To such a mind a discovery of this kind will produce a sense of wonder that this particular series of phenomena had been so far overlooked, rather than a sensation of surprise at its presence. One who looks upon the universe as existing by virtue of its own inherent nature, will expect to find correspondences and coincidences as common as divergences.

But to the unilluminated mind, these coincidences seem merely to prove by contrast the rule of chance in a world of chaos, in which irresponsible Gods disport themselves occasionally subject to the influence of the prayers of their devotees.

The thought of Universal Law must be repugnant to the merely inquiring mind that seeks sensation in surprises, while to those whose intuition is more or less alive and alert, it comes as the key to all true science and as the clue to the riddle of life. It will be equally unwelcome to the non-inquiring mind of the bigoted religionist, clashing, as it must do, with his professed belief that God, the ruler of the Universe, can be influenced by prayer.

But to the Theosophist, there is no incongruity in the acceptance of the concept of Deity and that of Universal Law. It is evident that there must be as many manifestations of Deity as there are forces in the universe, and that man may by his own will put himself into sympathetic relation with one or more of these according to his own choice, which is the expression of his own nature. It has been said that man creates his Gods in his own image: but it would perhaps be nearer to the truth to say that man selects the objects of his worship in obedience to the needs of his own state of evolution.

Evolution implies continual change of conditions, and thus accounts for the short duration of the religions of the world. Religion itself endures, and the name of any particular religion may last a long time, but the form of religion will change continually, as the evolution of the people progresses.

The recurrence of historical events is a coincidence that seems so natural to a Theosophist as to have no element of surprise in it, and the passage of a great religion may be noted with interest as an indication of the close of some historic cycle, to be followed by a series of events that may be divined to some extent by reference to past history.

But such predictions are difficult to make without the aid of true intuition. Reason alone would tend to produce an anticipation of events exactly similar to those that marked preceding cycles of history: and, as evolution is continuous, it must be evident that new elements must enter into operation in a new cycle, modifying the course of events to a greater or less degree according to the nature of the curve to be traced by the evolving world.
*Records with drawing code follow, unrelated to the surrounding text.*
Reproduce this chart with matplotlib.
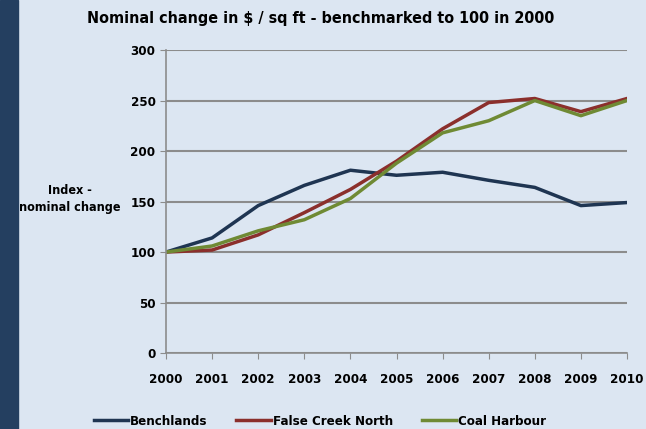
import matplotlib.pyplot as plt
import matplotlib.patches as patches

years = [2000, 2001, 2002, 2003, 2004, 2005, 2006, 2007, 2008, 2009, 2010]
benchlands = [100, 114, 146, 166, 181, 176, 179, 171, 164, 146, 149]
false_creek = [100, 102, 117, 139, 162, 190, 222, 248, 252, 239, 252]
coal_harbour = [100, 106, 121, 132, 153, 188, 218, 230, 250, 235, 250]

plt.rcParams['font.family'] = ['DejaVu Sans']
plt.rcParams['font.stretch'] = 'condensed'
plt.rcParams['font.weight'] = 'bold'

bg = '#dce6f2'
fig = plt.figure(figsize=(6.46, 4.29), dpi=100, facecolor=bg)
# dark stripe on the left
fig.patches.append(patches.Rectangle((0, 0), 18 / 646, 1, transform=fig.transFigure,
                                     color='#243f60', zorder=0))

ax = fig.add_axes([0.257, 0.177, 0.7136, 0.7064])
ax.set_facecolor(bg)

ax.plot(years, benchlands, color='#1f3552', linewidth=2.5, label='Benchlands')
ax.plot(years, false_creek, color='#8b2f2c', linewidth=2.5, label='False Creek North')
ax.plot(years, coal_harbour, color='#6f8a34', linewidth=2.5, label='Coal Harbour')

ax.set_xlim(2000, 2010)
ax.set_ylim(0, 300)
ax.set_yticks(range(0, 301, 50))
ax.set_xticks(years)
ax.set_xticklabels([str(y) for y in years])
ax.grid(axis='y', color='#8c8c8c', linewidth=1.5)
ax.set_axisbelow(True)
for s in ['top', 'right']:
    ax.spines[s].set_visible(False)
for s in ['left', 'bottom']:
    ax.spines[s].set_color('#8c8c8c')
    ax.spines[s].set_linewidth(1.2)
ax.tick_params(axis='both', colors='#8c8c8c', labelcolor='black', labelsize=9.5, length=4)
ax.tick_params(axis='x', pad=10)

fig.text(0.497, 0.957, 'Nominal change in $ / sq ft - benchmarked to 100 in 2000',
         ha='center', va='center', fontsize=11.5, fontweight='bold')
fig.text(0.108, 0.535, 'Index -\nnominal change', ha='center', va='center',
         fontsize=9, fontweight='bold', linespacing=1.4)

ax.legend(loc='center', bbox_to_anchor=(0.495, 0.018), bbox_transform=fig.transFigure,
          ncol=3, frameon=False, fontsize=9.5, handlelength=2.6, columnspacing=2.2,
          handletextpad=0.15)

plt.savefig('out.png', dpi=100, facecolor=bg)
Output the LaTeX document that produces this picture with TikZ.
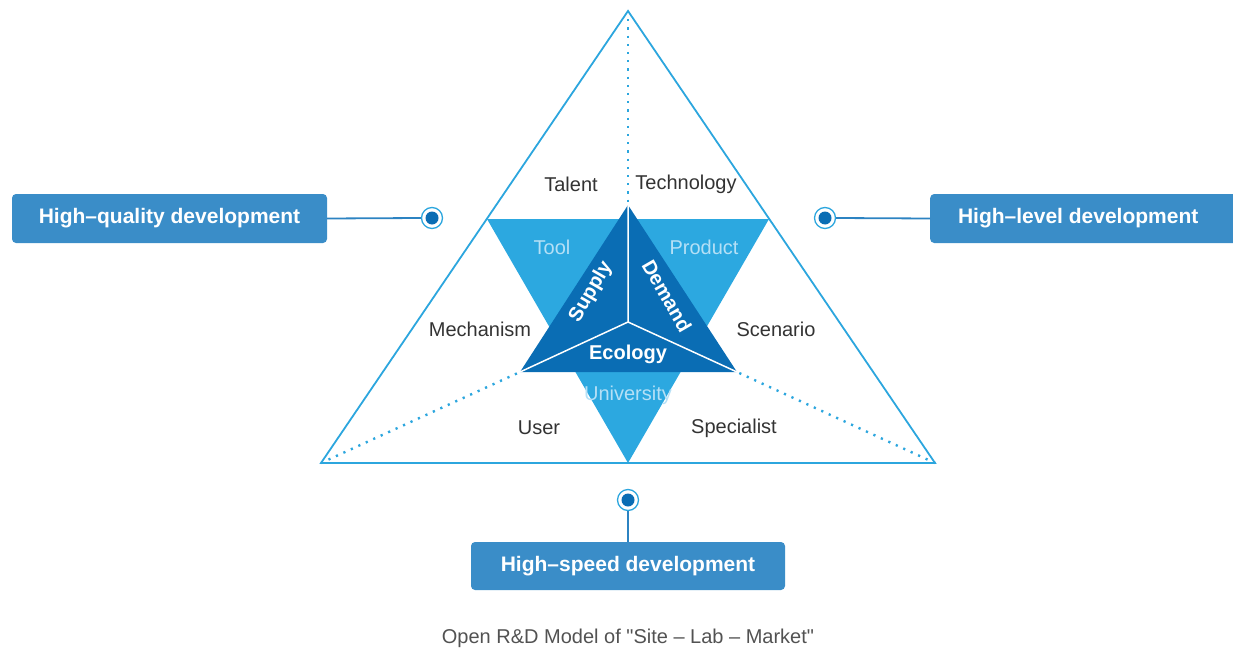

We speak of cycles of history and are apt to think of them as circles, instead of as spirals or curves of considerable complexity. So too we may look for recurrence of events in history, which when they come about may at first be unrecognizable by reason of the new conditions in which they appear. In fact, the recurring events of nature, the return of the seasons, the leafage and fruitage of the trees, and the rest, show us how enormous the variation may be in the regular rotation of natural history from year to year.

So too in the history of nations or of individuals, there must be a constant recurrence of events and of characters that at first sight may seem to suggest repetition rather than evolution, but which on closer study may reveal the gradual appearance of some new factor in human history that is destined in time to modify completely the series of developments that go to make up what we call history.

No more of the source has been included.